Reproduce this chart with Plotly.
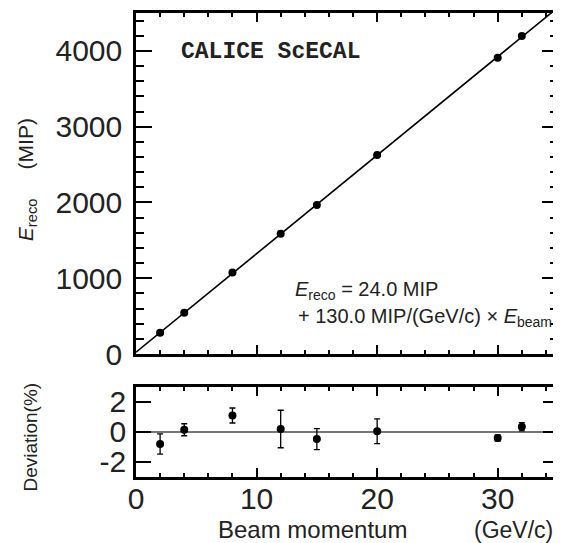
import plotly.graph_objects as go

# Data
momentum = [2, 4, 8, 12, 15, 20, 30, 32]
e_reco = [282, 545, 1076, 1588, 1965, 2626, 3908, 4198]
deviation = [-0.8, 0.15, 1.1, 0.2, -0.47, 0.05, -0.4, 0.35]
dev_err = [0.67, 0.4, 0.5, 1.25, 0.7, 0.82, 0.2, 0.28]
dev_ticks = [-2, 0, 2]
dev_ticklabels = ["-2", "0", "2"]
fit_offset = 24.0
fit_slope = 130.0
fit_x = [0, 35]
fit_y = [fit_offset + fit_slope * x for x in fit_x]

FONT = "Liberation Sans, Arial, sans-serif"
TXT = "#222222"
NB = "\u00a0"

fig = go.Figure()
fig.add_trace(go.Scatter(x=fit_x, y=fit_y, mode="lines",
                         line=dict(color="black", width=1.6),
                         xaxis="x", yaxis="y", showlegend=False))
fig.add_trace(go.Scatter(x=momentum, y=e_reco, mode="markers",
                         marker=dict(color="black", size=8),
                         xaxis="x", yaxis="y", showlegend=False))
fig.add_trace(go.Scatter(x=[0, 35], y=[0, 0], mode="lines",
                         line=dict(color="#777777", width=1.8),
                         xaxis="x2", yaxis="y2", showlegend=False))
fig.add_trace(go.Scatter(x=momentum, y=deviation, mode="markers",
                         marker=dict(color="black", size=8),
                         error_y=dict(type="data", array=dev_err, color="black",
                                      thickness=1.3, width=3),
                         xaxis="x2", yaxis="y2", showlegend=False))

base = dict(showline=True, linecolor="black", linewidth=2.5, mirror="ticks",
            ticks="inside", tickcolor="black", tickwidth=2,
            showgrid=False, zeroline=False, automargin=False,
            tickfont=dict(family=FONT, size=30, color=TXT))

xminor = dict(dtick=2, ticks="inside", ticklen=4, tickcolor="black", tickwidth=2)

fig.update_layout(
    width=553, height=535,
    margin=dict(l=128, r=3, t=5, b=66),
    paper_bgcolor="white", plot_bgcolor="white",
    xaxis=dict(domain=[0, 1], range=[0, 35], anchor="y", showticklabels=False,
               dtick=10, ticklen=9, minor=xminor, **base),
    yaxis=dict(domain=[0.265, 1], range=[0, 4500], anchor="x", dtick=1000, ticklen=16,
               ticklabelstandoff=5,
               minor=dict(dtick=200, ticks="inside", ticklen=8, tickcolor="black", tickwidth=2),
               **base),
    xaxis2=dict(domain=[0, 1], range=[0, 35], anchor="y2", dtick=10, ticklen=9,
                ticklabelstandoff=-7, minor=xminor, **base),
    yaxis2=dict(domain=[0, 0.194], range=[-3, 3], anchor="x2", tickmode="array",
                tickvals=dev_ticks, ticktext=dev_ticklabels,
                ticklen=15, ticklabelstandoff=1, **base),
)

fig.add_annotation(text="<i>E</i><sub>reco</sub>" + NB * 5 + "(MIP)", xref="paper", yref="paper",
                   x=-0.258, y=0.640, textangle=-90, showarrow=False,
                   font=dict(family=FONT, size=21, color=TXT),
                   xanchor="center", yanchor="middle")
fig.add_annotation(text="Deviation(%)", xref="paper", yref="paper",
                   x=-0.25, y=0.086, textangle=-90, showarrow=False,
                   font=dict(family=FONT, size=19, color=TXT),
                   xanchor="center", yanchor="middle")
fig.add_annotation(text="Beam momentum", xref="paper", yref="paper",
                   x=0.19, y=-0.114, showarrow=False,
                   font=dict(family=FONT, size=24, color=TXT),
                   xanchor="left", yanchor="middle")
fig.add_annotation(text="(GeV/c)", xref="paper", yref="paper",
                   x=0.797, y=-0.114, showarrow=False,
                   font=dict(family=FONT, size=23, color=TXT),
                   xanchor="left", yanchor="middle")
fig.add_annotation(text="<b>CALICE ScECAL</b>", xref="x", yref="y",
                   x=3.6, y=3985, showarrow=False,
                   font=dict(family="Liberation Mono, Courier New, monospace", size=23, color=TXT),
                   xanchor="left", yanchor="middle")
fig.add_annotation(text="<i>E</i><sub>reco</sub> = 24.0 MIP", xref="x", yref="y",
                   x=13.0, y=845, showarrow=False,
                   font=dict(family=FONT, size=20, color=TXT),
                   xanchor="left", yanchor="middle")
fig.add_annotation(text="+ 130.0 MIP/(GeV/c) × <i>E</i><sub>beam</sub>", xref="x", yref="y",
                   x=13.25, y=488, showarrow=False,
                   font=dict(family=FONT, size=20, color=TXT),
                   xanchor="left", yanchor="middle")

fig.write_html("out.html")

· · · ·

** Problem statement **
Copy every line of the data word for word, omitting the images.

** Exercise solution **
Reproduce this chart with Plotly.
import plotly.graph_objects as go

# Data
momentum = [2, 4, 8, 12, 15, 20, 30, 32]
e_reco = [282, 545, 1076, 1588, 1965, 2626, 3908, 4198]
deviation = [-0.8, 0.15, 1.1, 0.2, -0.47, 0.05, -0.4, 0.35]
dev_err = [0.67, 0.4, 0.5, 1.25, 0.7, 0.82, 0.2, 0.28]
dev_ticks = [-2, 0, 2]
dev_ticklabels = ["-2", "0", "2"]
fit_offset = 24.0
fit_slope = 130.0
fit_x = [0, 35]
fit_y = [fit_offset + fit_slope * x for x in fit_x]

FONT = "Liberation Sans, Arial, sans-serif"
TXT = "#222222"
NB = "\u00a0"

fig = go.Figure()
fig.add_trace(go.Scatter(x=fit_x, y=fit_y, mode="lines",
                         line=dict(color="black", width=1.6),
                         xaxis="x", yaxis="y", showlegend=False))
fig.add_trace(go.Scatter(x=momentum, y=e_reco, mode="markers",
                         marker=dict(color="black", size=8),
                         xaxis="x", yaxis="y", showlegend=False))
fig.add_trace(go.Scatter(x=[0, 35], y=[0, 0], mode="lines",
                         line=dict(color="#777777", width=1.8),
                         xaxis="x2", yaxis="y2", showlegend=False))
fig.add_trace(go.Scatter(x=momentum, y=deviation, mode="markers",
                         marker=dict(color="black", size=8),
                         error_y=dict(type="data", array=dev_err, color="black",
                                      thickness=1.3, width=3),
                         xaxis="x2", yaxis="y2", showlegend=False))

base = dict(showline=True, linecolor="black", linewidth=2.5, mirror="ticks",
            ticks="inside", tickcolor="black", tickwidth=2,
            showgrid=False, zeroline=False, automargin=False,
            tickfont=dict(family=FONT, size=30, color=TXT))

xminor = dict(dtick=2, ticks="inside", ticklen=4, tickcolor="black", tickwidth=2)

fig.update_layout(
    width=553, height=535,
    margin=dict(l=128, r=3, t=5, b=66),
    paper_bgcolor="white", plot_bgcolor="white",
    xaxis=dict(domain=[0, 1], range=[0, 35], anchor="y", showticklabels=False,
               dtick=10, ticklen=9, minor=xminor, **base),
    yaxis=dict(domain=[0.265, 1], range=[0, 4500], anchor="x", dtick=1000, ticklen=16,
               ticklabelstandoff=5,
               minor=dict(dtick=200, ticks="inside", ticklen=8, tickcolor="black", tickwidth=2),
               **base),
    xaxis2=dict(domain=[0, 1], range=[0, 35], anchor="y2", dtick=10, ticklen=9,
                ticklabelstandoff=-7, minor=xminor, **base),
    yaxis2=dict(domain=[0, 0.194], range=[-3, 3], anchor="x2", tickmode="array",
                tickvals=dev_ticks, ticktext=dev_ticklabels,
                ticklen=15, ticklabelstandoff=1, **base),
)

fig.add_annotation(text="<i>E</i><sub>reco</sub>" + NB * 5 + "(MIP)", xref="paper", yref="paper",
                   x=-0.258, y=0.640, textangle=-90, showarrow=False,
                   font=dict(family=FONT, size=21, color=TXT),
                   xanchor="center", yanchor="middle")
fig.add_annotation(text="Deviation(%)", xref="paper", yref="paper",
                   x=-0.25, y=0.086, textangle=-90, showarrow=False,
                   font=dict(family=FONT, size=19, color=TXT),
                   xanchor="center", yanchor="middle")
fig.add_annotation(text="Beam momentum", xref="paper", yref="paper",
                   x=0.19, y=-0.114, showarrow=False,
                   font=dict(family=FONT, size=24, color=TXT),
                   xanchor="left", yanchor="middle")
fig.add_annotation(text="(GeV/c)", xref="paper", yref="paper",
                   x=0.797, y=-0.114, showarrow=False,
                   font=dict(family=FONT, size=23, color=TXT),
                   xanchor="left", yanchor="middle")
fig.add_annotation(text="<b>CALICE ScECAL</b>", xref="x", yref="y",
                   x=3.6, y=3985, showarrow=False,
                   font=dict(family="Liberation Mono, Courier New, monospace", size=23, color=TXT),
                   xanchor="left", yanchor="middle")
fig.add_annotation(text="<i>E</i><sub>reco</sub> = 24.0 MIP", xref="x", yref="y",
                   x=13.0, y=845, showarrow=False,
                   font=dict(family=FONT, size=20, color=TXT),
                   xanchor="left", yanchor="middle")
fig.add_annotation(text="+ 130.0 MIP/(GeV/c) × <i>E</i><sub>beam</sub>", xref="x", yref="y",
                   x=13.25, y=488, showarrow=False,
                   font=dict(family=FONT, size=20, color=TXT),
                   xanchor="left", yanchor="middle")

fig.write_html("out.html")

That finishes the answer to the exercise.